### Task input ###

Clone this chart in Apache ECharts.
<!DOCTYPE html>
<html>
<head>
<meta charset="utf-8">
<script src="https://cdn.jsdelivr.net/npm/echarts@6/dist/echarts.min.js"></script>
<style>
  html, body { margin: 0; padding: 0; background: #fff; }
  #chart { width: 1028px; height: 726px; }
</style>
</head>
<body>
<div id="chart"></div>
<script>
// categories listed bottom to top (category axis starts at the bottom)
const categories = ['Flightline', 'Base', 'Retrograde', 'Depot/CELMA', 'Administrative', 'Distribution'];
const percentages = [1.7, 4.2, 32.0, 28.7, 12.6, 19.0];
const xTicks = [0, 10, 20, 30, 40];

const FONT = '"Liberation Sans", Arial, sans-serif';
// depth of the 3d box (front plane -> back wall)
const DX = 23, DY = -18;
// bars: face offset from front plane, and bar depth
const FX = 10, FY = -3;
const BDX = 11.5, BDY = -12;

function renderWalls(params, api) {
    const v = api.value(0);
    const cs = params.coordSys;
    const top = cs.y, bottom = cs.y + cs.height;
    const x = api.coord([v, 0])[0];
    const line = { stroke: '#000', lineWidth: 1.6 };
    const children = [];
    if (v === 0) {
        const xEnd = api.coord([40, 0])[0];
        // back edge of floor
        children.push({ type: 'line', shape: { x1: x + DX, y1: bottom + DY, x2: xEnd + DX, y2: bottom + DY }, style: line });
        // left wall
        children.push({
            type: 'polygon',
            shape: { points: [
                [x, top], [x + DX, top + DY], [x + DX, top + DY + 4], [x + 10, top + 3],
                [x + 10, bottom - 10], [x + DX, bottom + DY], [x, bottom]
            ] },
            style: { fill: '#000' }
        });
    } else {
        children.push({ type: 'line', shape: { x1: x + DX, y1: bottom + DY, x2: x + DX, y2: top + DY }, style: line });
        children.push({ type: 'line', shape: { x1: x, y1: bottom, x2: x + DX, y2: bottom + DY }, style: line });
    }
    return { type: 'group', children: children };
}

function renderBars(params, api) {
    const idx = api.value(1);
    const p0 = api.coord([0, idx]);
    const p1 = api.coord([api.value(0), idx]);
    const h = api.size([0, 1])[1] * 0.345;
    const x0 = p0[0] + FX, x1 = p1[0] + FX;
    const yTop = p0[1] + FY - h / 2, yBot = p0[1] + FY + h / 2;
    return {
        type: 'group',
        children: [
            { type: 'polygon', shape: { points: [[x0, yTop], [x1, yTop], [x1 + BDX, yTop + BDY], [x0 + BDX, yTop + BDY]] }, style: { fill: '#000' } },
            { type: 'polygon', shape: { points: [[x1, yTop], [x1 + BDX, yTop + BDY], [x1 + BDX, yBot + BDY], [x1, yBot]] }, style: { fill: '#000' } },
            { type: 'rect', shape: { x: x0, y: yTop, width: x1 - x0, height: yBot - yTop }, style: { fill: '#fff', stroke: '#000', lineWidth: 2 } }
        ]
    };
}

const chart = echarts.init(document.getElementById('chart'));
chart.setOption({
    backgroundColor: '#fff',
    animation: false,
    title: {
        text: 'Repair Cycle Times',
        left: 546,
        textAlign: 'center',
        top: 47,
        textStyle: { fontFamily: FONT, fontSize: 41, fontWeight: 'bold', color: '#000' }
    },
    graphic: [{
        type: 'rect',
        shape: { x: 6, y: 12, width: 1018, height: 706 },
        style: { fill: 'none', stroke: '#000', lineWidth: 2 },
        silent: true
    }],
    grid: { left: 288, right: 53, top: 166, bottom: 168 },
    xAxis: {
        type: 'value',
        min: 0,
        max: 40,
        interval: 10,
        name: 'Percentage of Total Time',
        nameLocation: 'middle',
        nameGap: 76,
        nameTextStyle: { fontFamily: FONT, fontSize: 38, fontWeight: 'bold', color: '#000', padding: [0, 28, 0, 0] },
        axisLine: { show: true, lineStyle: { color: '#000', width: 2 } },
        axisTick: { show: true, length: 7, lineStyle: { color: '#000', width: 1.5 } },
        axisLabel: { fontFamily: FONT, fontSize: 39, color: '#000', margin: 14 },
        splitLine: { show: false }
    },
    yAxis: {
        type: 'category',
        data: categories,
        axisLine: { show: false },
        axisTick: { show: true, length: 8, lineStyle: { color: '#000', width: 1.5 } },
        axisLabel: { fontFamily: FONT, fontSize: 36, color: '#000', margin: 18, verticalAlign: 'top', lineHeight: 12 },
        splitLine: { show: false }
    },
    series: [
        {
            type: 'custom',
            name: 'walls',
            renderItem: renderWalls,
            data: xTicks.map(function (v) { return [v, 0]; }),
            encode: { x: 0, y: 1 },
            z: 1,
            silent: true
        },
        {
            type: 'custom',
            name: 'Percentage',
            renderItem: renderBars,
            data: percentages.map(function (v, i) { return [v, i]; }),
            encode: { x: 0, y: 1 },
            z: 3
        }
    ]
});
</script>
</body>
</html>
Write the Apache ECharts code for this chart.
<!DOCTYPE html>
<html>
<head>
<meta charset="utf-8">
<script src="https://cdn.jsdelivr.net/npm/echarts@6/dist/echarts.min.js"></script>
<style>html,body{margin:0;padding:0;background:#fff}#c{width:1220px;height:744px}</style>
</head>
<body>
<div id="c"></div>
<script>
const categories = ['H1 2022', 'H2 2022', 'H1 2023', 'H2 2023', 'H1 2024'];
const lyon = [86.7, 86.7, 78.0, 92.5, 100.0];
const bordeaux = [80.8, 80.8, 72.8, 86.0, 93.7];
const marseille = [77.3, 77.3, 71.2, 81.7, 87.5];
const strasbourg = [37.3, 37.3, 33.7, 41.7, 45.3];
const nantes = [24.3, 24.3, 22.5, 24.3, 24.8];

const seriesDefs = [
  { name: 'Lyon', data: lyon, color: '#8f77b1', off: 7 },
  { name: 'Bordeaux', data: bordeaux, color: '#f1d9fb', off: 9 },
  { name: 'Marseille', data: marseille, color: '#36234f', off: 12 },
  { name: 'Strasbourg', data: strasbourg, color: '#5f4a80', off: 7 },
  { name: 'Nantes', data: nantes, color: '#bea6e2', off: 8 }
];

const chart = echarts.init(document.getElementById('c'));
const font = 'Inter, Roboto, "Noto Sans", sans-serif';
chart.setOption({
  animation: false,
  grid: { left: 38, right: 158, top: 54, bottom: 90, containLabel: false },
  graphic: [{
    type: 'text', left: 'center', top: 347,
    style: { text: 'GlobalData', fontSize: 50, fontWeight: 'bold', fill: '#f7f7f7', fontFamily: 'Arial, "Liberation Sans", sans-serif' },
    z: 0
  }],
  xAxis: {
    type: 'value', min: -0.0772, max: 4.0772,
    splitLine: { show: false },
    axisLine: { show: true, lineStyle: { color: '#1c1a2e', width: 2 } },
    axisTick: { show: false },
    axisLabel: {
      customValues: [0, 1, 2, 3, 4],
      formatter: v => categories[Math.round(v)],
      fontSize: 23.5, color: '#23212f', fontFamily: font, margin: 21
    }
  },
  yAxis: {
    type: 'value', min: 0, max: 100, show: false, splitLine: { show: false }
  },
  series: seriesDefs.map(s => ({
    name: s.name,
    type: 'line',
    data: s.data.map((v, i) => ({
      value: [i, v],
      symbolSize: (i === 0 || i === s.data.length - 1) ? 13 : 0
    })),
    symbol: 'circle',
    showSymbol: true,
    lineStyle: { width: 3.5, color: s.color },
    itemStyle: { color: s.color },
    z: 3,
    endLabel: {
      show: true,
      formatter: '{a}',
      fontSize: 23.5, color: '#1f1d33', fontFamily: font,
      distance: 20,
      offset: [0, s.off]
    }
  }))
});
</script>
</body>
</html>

###

To be done ->
Write out a verbatim copy of the data, beginning with its first line and ending with the line that contains "const xTicks = [0, 10, 20, 30, 40];".

Exercise solution ->
Clone this chart in Apache ECharts.
<!DOCTYPE html>
<html>
<head>
<meta charset="utf-8">
<script src="https://cdn.jsdelivr.net/npm/echarts@6/dist/echarts.min.js"></script>
<style>
  html, body { margin: 0; padding: 0; background: #fff; }
  #chart { width: 1028px; height: 726px; }
</style>
</head>
<body>
<div id="chart"></div>
<script>
// categories listed bottom to top (category axis starts at the bottom)
const categories = ['Flightline', 'Base', 'Retrograde', 'Depot/CELMA', 'Administrative', 'Distribution'];
const percentages = [1.7, 4.2, 32.0, 28.7, 12.6, 19.0];
const xTicks = [0, 10, 20, 30, 40];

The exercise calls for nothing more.